It would seem that on December 11,1895, the complainant *125company thought that it could remedy any existing defects in the work; for, by the supplemental contract of that date, it undertook to remedy all such defects by its agreement to complete the work in accordance with the terms of the original contract. It may be that there was defect of judgment in assuming that this could be done; but certainly there was the undertaking to do it. Now, it is quite evident that it was not done; for to that effect is not only the testimony on behalf of the defendants, but likewise the testimony of the complainants’ own witnesses. They all admit that the work was not of the first class, and content themselves with saying that it was done as well as could be under the circumstances. This may be correct; and it may be that there were defects in the- original work, occasioned possibly by undue interference on the part of the owners, which could not be remedied. But this leaves unexplained the undertaking of the company in the supplemental contract to make the work such as was contemplated by the original contract.

The testimony, we think, is wholly insufficient on which to base a decree. It is very evident to us that the complainant company is entitled to a recovery to some extent; but the amount of that recovery we are unable to determine; and greatly as we regret to subject the parties to further expense and delay in the matter, we are compelled to make such disposition of the case as will enable the court to come to a satisfactory determination of that amount. This may • be had either by reference of the cause to the auditor of the court, with authority to take further testimony, if need be; or by submission of the question to a jury by the formulation of issues under the "direction of the court, or by the institution of an independent suit.
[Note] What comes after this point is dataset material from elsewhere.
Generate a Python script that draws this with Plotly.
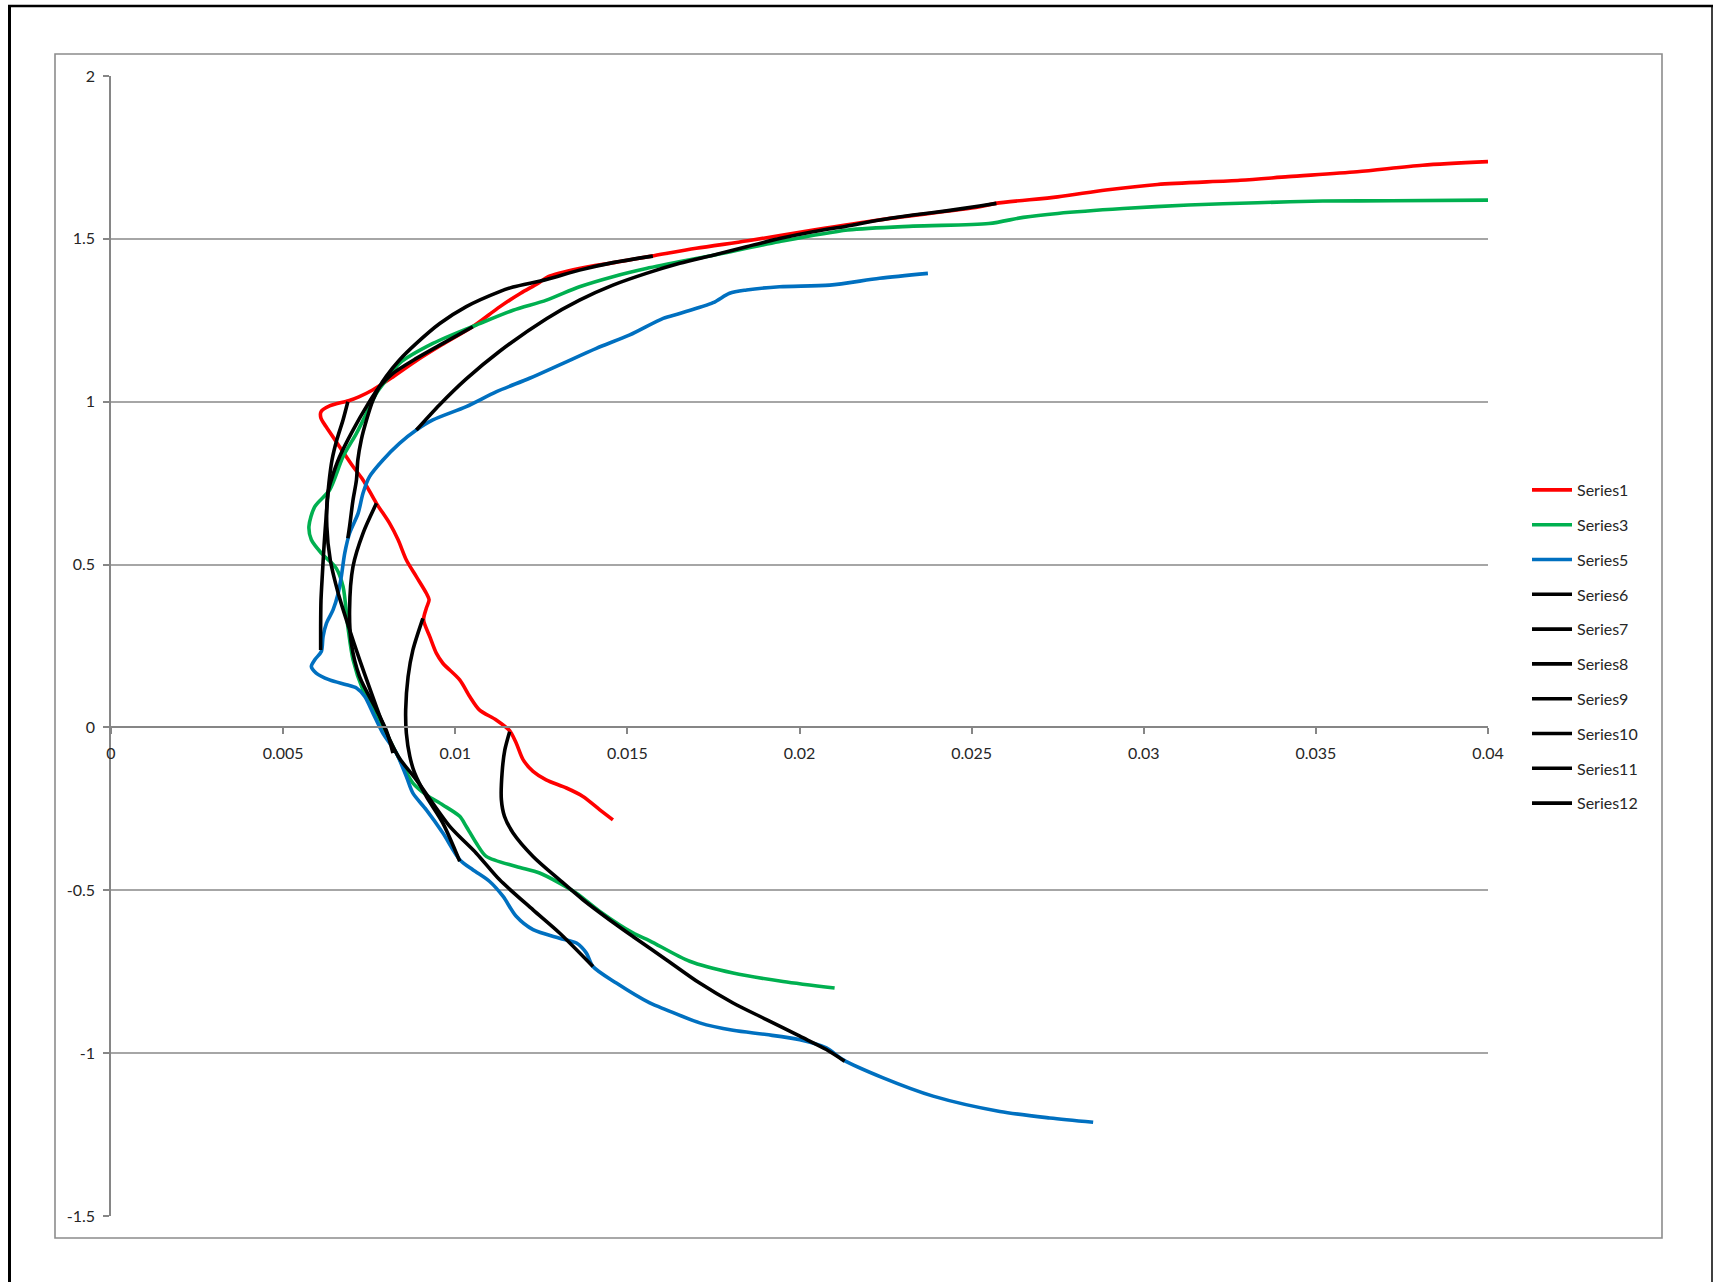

It is our conclusion that the decree appealed from should be reversed, with costs to be equally apportioned between the complainant company, on the one part, and the defendants, Aibaugh and Painter, on the other; and that the cause should be remanded to the Supreme Court of the District of *126Columbia, with directions to dismiss the bill of complaint as to Mrs. Harriet S. Blaine; and with directions further, in the discretion of that court, either to refer the cause to the auditor of the court for a finding of facts by him upon the testimony in the cause and such other testimony as may be adduced before, him, or to have issues formulated by the parties for the determination of the facts by a jury, or to permit the parties, under the control and direction of the court, to institute an independent suit at common law for the determination of such facts; and for such further and other proceedings according to law, and not inconsistent with this opinion, as may be right and proper. '

And it is so ordered.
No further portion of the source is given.